Guyana not ‘unduly concerned’ about Russian bombers in Venezuela


The Guyana Government is not unduly concerned about the military exercise in Venezuela which involves the use of Russian bombersForeign Affairs Minister Carl Greenidge said Wednesday.

“It needs to be noted that Venezuela, like Guyana, have a right to conduct such an exercise; bearing in mind any sensitives or any problems, we don’t, as a rule, have any difficulty with Venezuela carrying out military activities and would say they have that right,” Greenidge told the News Room at Public Buildings where he was attending the sitting of the National Assembly. 

Guyana’s Foreign Affairs Minister, Carl Greenidge

Two Russian bombers landed on Monday for what Venezuela said was exercises with its friends, because it has friends in the world “who defend respectful, balanced relations.”

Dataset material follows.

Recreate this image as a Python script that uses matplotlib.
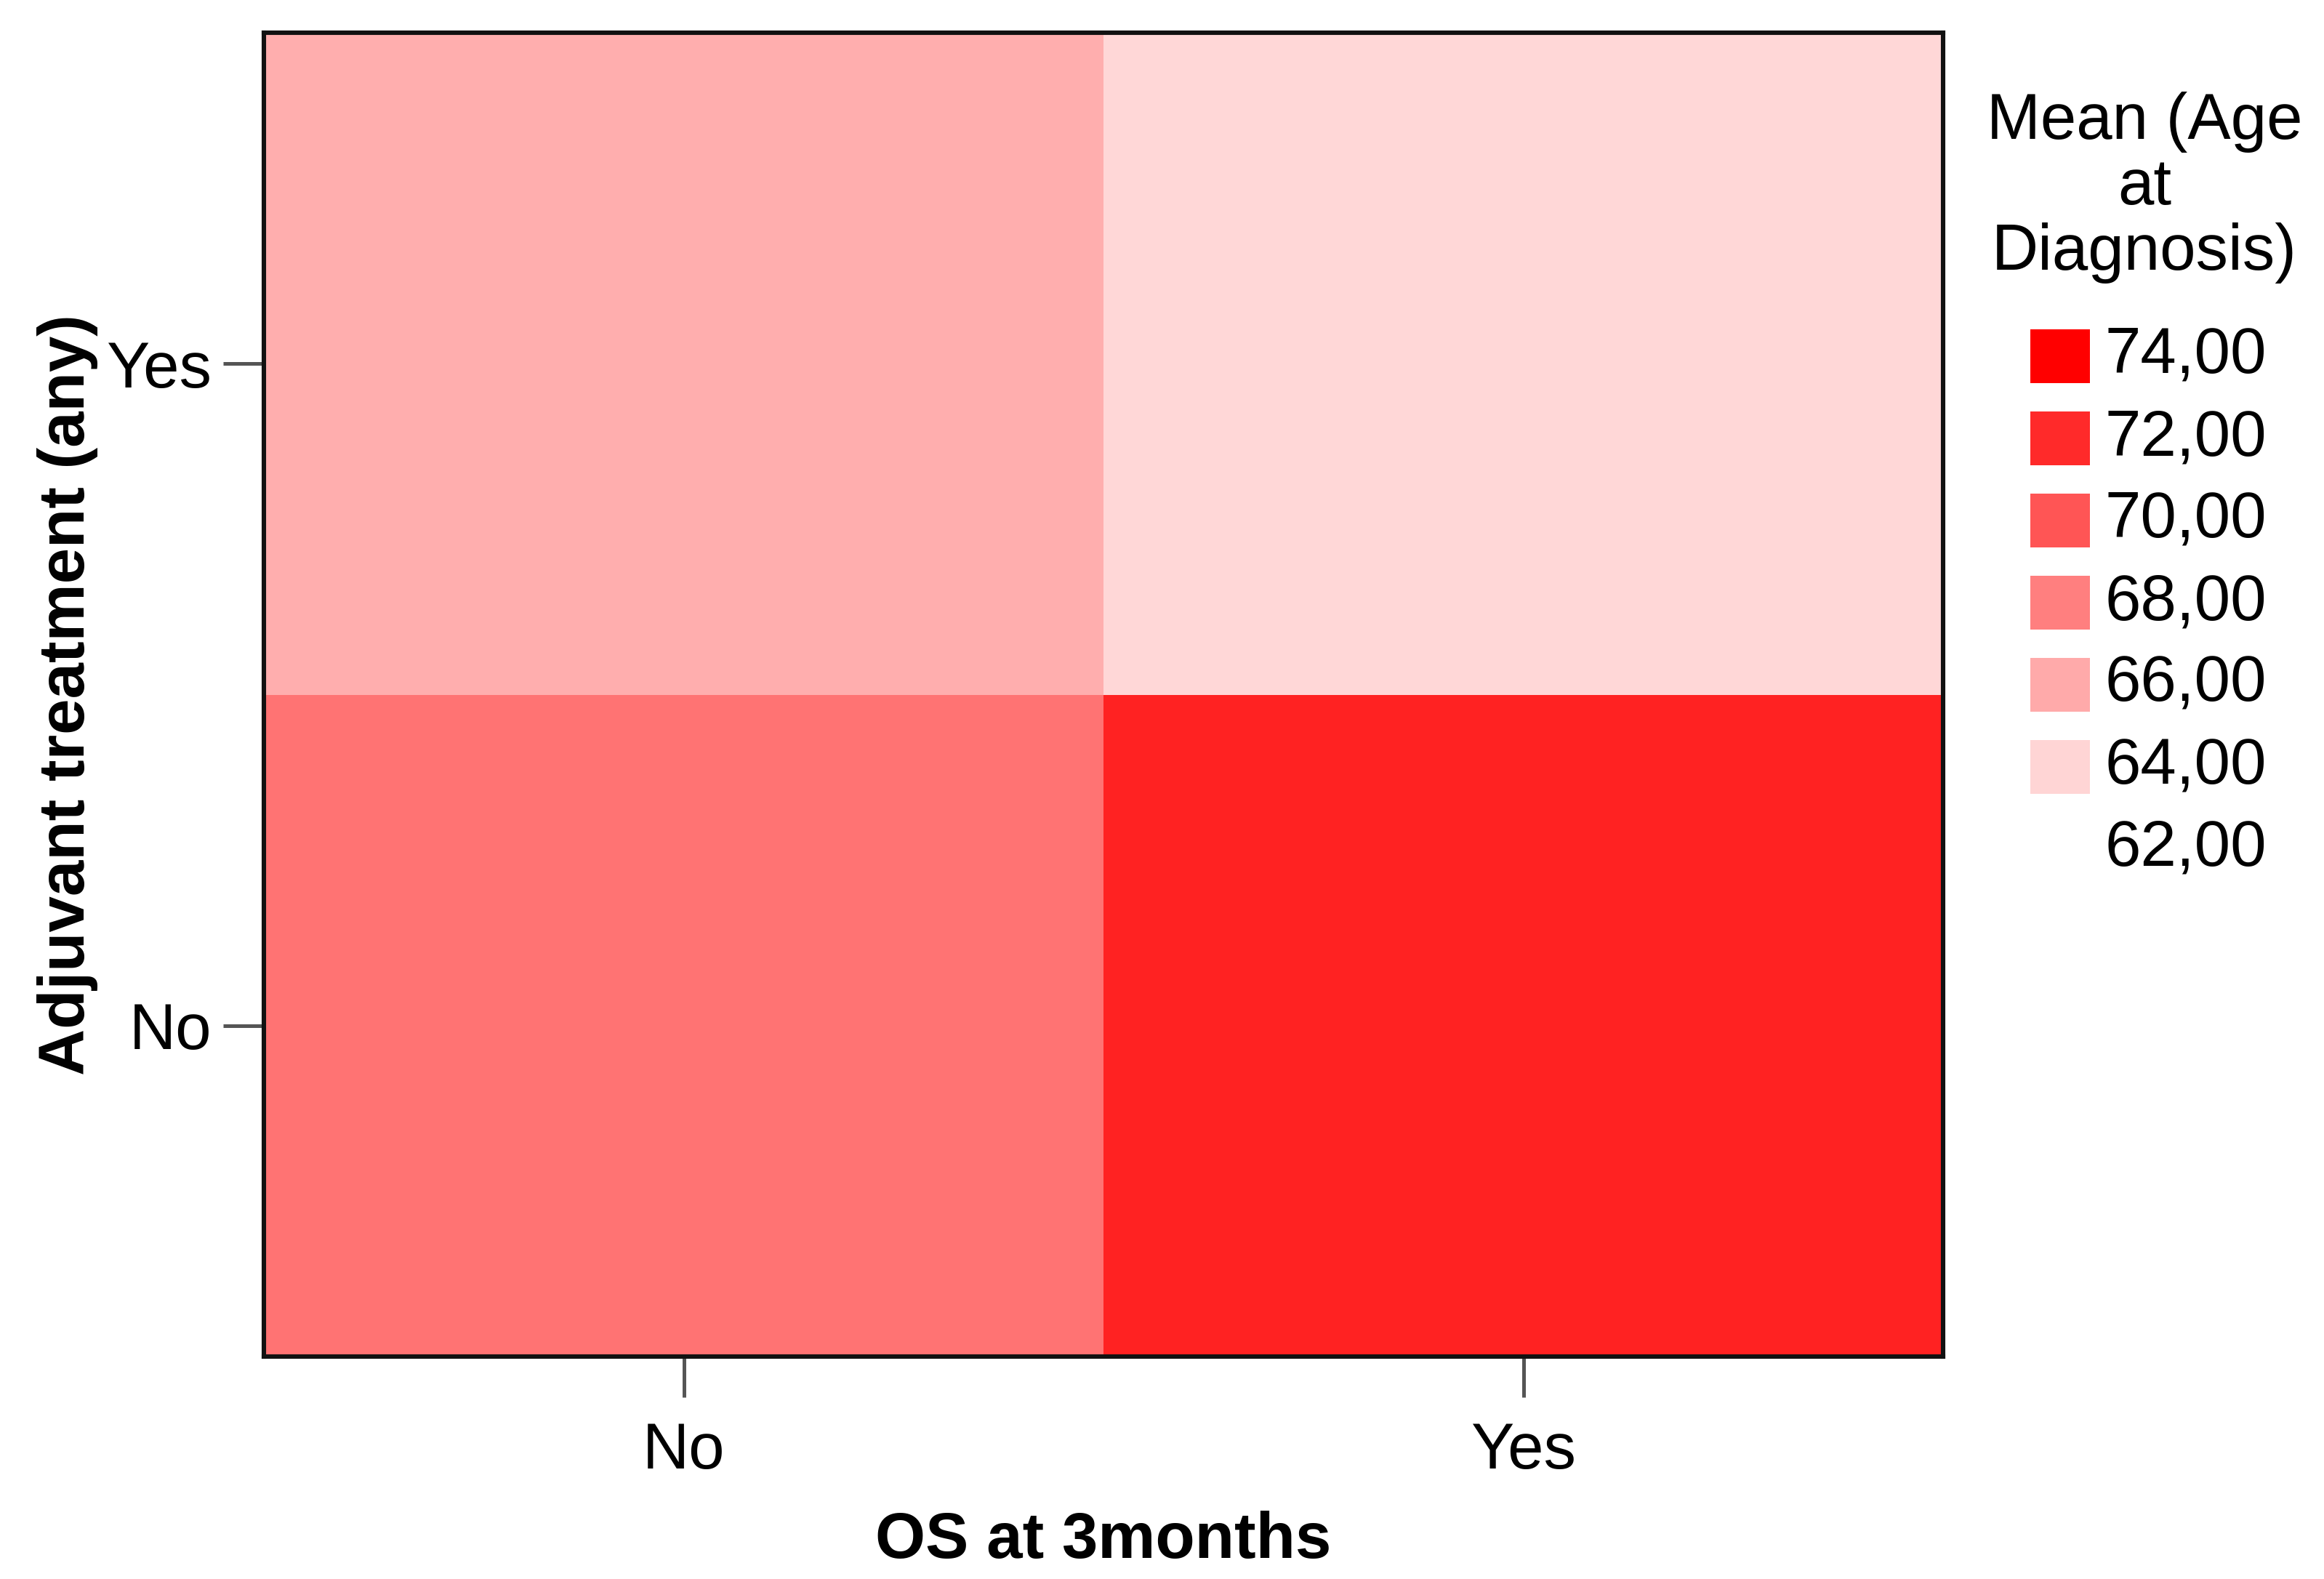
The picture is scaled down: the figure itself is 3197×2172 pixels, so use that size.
import matplotlib
matplotlib.use("Agg")
import matplotlib.pyplot as plt
import numpy as np
from matplotlib.colors import LinearSegmentedColormap, Normalize
from matplotlib.patches import Rectangle

# heatmap data: rows = Adjuvant treatment (any), cols = OS at 3months
os_labels = ["No", "Yes"]
adjuvant_labels = ["No", "Yes"]
mean_age = np.array([
    [68.6, 72.4],   # Adjuvant = No
    [65.8, 63.9],   # Adjuvant = Yes
])
legend_levels = [74, 72, 70, 68, 66, 64, 62]

W, H, DPI = 3197, 2172, 200
plt.rcParams["font.family"] = ["Liberation Sans", "DejaVu Sans"]
FS = 32

cmap = LinearSegmentedColormap.from_list("wr", ["#FFFFFF", "#FF0000"])
norm = Normalize(vmin=62, vmax=74)

fig = plt.figure(figsize=(W / DPI, H / DPI), dpi=DPI)
ax = fig.add_axes([363 / W, 1 - 1866 / H, (2673 - 363) / W, (1866 - 45) / H])

ax.pcolormesh(np.arange(3), np.arange(3), mean_age, cmap=cmap, norm=norm)
ax.set_xlim(0, 2)
ax.set_ylim(0, 2)
ax.set_xticks([0.5, 1.5])
ax.set_xticklabels(os_labels)
ax.set_yticks([0.5, 1.5])
ax.set_yticklabels(adjuvant_labels)
ax.tick_params(axis="both", length=20, width=1.8, color="#555555",
               labelsize=FS, pad=6)
ax.tick_params(axis="x", pad=12)
for s in ax.spines.values():
    s.set_linewidth(2.2)
    s.set_color("#111111")

ax.set_xlabel("OS at 3months", fontsize=FS, fontweight="bold", labelpad=14)
ax.set_ylabel("Adjuvant treatment (any)", fontsize=FS, fontweight="bold",
              labelpad=4)

# legend
fig.text(2950 / W, 1 - 258 / H, "Mean (Age\nat\nDiagnosis)", ha="center",
         va="center", fontsize=FS, linespacing=1.1)
y0, step = 490, 113
for i, lvl in enumerate(legend_levels):
    yc = y0 + i * step
    if lvl > 62:
        fig.patches.append(Rectangle((2793 / W, 1 - (yc + 37) / H), 82 / W,
                                     74 / H, transform=fig.transFigure,
                                     facecolor=cmap(norm(lvl)),
                                     edgecolor="none"))
    fig.text(2895 / W, 1 - yc / H, f"{lvl},00", ha="left", va="center",
             fontsize=FS)

fig.savefig("out.png", dpi=DPI)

The move has prompted a diplomatic row, with the US Secretary of State Mike Pompeo saying it amounted to “two corrupt governments squandering public funds”; the Russians said the statement was “completely inappropriate”.

The Venezuelan Defence Minister said the long-range bombers – and two other Russian planes – are part of air force exercises with its Russian allies, but Minister Greenidge said Guyana was aware that naval equipment was also involved.

“I wouldn’t expect the joint exercise would involve Guyana’s territory and I am not aware, as I reflect on such exercises, that they have ever crossed over into our territory and I don’t expect that to change.”

Minister Greenidge said that Guyana was not unduly concerned about Venezuela carrying out any overtures on Guyana’s territory. He was confident that Russia, and others involved in the supply of military equipment to Venezuela, would also respect the country’s sovereignty and borders.

“As regards Russia in particular, we have good relations with Russia and would not expect them to omit the considerations as regards international law,” Greenidge stated.

Minister Greenidge also noted that while Guyana is currently seeking a legally binding resolution to the longstanding border controversy with Venezuela at the International Court of Justice, it was willing to work with Venezuela on other matters of common interest.